*Available data:*
+-------+
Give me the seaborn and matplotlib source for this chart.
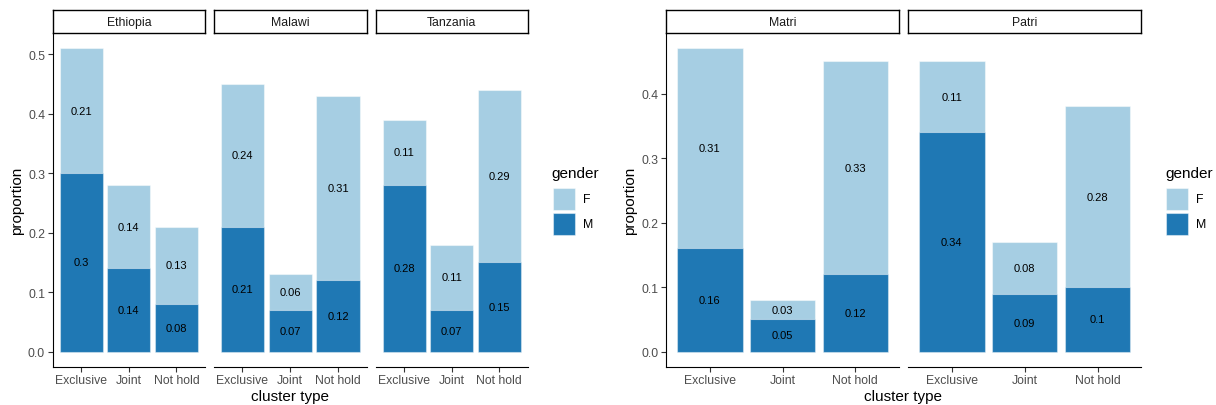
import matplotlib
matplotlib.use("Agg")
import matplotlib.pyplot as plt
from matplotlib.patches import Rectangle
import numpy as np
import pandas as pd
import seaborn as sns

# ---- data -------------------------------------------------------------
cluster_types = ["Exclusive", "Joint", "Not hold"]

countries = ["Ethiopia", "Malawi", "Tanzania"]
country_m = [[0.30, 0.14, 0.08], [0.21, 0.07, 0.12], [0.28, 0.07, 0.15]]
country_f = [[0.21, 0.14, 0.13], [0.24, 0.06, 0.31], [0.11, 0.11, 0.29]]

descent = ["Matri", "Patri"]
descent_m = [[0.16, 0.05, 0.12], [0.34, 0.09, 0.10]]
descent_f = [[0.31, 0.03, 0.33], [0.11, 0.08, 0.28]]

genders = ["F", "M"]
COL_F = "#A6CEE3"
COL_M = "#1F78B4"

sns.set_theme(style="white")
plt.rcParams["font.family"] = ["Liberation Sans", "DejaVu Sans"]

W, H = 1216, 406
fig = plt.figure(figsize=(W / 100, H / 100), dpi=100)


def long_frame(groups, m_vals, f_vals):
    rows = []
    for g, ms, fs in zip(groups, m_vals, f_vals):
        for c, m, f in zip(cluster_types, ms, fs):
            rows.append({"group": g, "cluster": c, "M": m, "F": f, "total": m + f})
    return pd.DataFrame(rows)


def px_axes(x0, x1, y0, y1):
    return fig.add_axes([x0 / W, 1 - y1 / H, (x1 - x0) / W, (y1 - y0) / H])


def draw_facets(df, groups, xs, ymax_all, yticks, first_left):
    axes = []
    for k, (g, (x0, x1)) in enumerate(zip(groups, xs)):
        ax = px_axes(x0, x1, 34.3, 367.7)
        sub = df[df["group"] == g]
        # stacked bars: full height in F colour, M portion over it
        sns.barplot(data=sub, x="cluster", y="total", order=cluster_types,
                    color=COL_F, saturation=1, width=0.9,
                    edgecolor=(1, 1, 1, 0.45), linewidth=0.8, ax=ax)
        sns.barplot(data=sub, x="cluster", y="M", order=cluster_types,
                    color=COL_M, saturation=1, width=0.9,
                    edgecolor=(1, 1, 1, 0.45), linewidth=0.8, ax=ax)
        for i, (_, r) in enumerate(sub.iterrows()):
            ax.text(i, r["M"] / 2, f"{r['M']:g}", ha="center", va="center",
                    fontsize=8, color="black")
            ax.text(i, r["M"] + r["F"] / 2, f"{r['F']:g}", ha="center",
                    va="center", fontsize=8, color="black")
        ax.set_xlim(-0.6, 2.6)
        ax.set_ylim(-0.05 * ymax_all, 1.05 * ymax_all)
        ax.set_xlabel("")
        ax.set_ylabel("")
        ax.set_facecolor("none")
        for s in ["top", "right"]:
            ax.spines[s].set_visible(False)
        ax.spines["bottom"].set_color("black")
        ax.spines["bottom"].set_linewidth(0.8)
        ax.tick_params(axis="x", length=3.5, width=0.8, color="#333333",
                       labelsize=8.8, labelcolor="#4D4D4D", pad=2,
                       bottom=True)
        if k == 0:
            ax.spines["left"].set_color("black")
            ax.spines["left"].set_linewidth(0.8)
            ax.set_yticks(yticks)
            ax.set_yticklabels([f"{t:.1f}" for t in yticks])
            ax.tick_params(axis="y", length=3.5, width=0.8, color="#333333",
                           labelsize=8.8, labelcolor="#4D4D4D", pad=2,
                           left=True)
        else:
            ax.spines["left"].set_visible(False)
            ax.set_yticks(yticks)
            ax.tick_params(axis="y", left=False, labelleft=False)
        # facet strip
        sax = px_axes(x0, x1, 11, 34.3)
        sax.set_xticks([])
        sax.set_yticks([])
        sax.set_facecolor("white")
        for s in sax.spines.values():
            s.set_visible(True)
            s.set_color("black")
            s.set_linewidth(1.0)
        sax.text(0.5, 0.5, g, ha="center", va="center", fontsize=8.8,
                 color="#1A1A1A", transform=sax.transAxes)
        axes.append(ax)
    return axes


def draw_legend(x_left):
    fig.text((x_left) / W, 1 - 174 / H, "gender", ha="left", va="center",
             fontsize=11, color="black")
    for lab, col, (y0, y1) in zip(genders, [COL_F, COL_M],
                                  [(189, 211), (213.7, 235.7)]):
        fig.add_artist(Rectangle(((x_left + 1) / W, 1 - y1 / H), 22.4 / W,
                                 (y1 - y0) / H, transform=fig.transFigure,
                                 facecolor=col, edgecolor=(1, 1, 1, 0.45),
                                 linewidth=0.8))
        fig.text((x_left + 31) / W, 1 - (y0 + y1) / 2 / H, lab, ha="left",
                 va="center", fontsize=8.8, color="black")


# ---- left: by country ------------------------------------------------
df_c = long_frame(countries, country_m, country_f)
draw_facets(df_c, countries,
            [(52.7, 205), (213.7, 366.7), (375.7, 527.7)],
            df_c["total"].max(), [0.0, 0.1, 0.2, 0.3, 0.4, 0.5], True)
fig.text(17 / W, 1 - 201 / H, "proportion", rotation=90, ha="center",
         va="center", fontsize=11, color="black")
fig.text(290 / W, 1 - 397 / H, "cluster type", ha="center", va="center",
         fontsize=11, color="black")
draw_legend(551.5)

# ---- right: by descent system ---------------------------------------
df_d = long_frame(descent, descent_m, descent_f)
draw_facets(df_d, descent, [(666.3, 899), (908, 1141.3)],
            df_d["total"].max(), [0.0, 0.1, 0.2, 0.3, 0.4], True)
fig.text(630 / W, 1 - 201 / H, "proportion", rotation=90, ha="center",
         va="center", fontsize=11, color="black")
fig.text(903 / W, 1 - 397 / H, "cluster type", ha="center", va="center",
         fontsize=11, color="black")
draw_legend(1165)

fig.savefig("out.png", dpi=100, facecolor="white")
+-------+
*What is asked:*
Omit the pictures, then repeat exactly each line from the beginning of the listing through the line with "fig = plt.figure(figsize=(W".

*Output of the exercise:*
Give me the seaborn and matplotlib source for this chart.
import matplotlib
matplotlib.use("Agg")
import matplotlib.pyplot as plt
from matplotlib.patches import Rectangle
import numpy as np
import pandas as pd
import seaborn as sns

# ---- data -------------------------------------------------------------
cluster_types = ["Exclusive", "Joint", "Not hold"]

countries = ["Ethiopia", "Malawi", "Tanzania"]
country_m = [[0.30, 0.14, 0.08], [0.21, 0.07, 0.12], [0.28, 0.07, 0.15]]
country_f = [[0.21, 0.14, 0.13], [0.24, 0.06, 0.31], [0.11, 0.11, 0.29]]

descent = ["Matri", "Patri"]
descent_m = [[0.16, 0.05, 0.12], [0.34, 0.09, 0.10]]
descent_f = [[0.31, 0.03, 0.33], [0.11, 0.08, 0.28]]

genders = ["F", "M"]
COL_F = "#A6CEE3"
COL_M = "#1F78B4"

sns.set_theme(style="white")
plt.rcParams["font.family"] = ["Liberation Sans", "DejaVu Sans"]

W, H = 1216, 406
fig = plt.figure(figsize=(W / 100, H / 100), dpi=100)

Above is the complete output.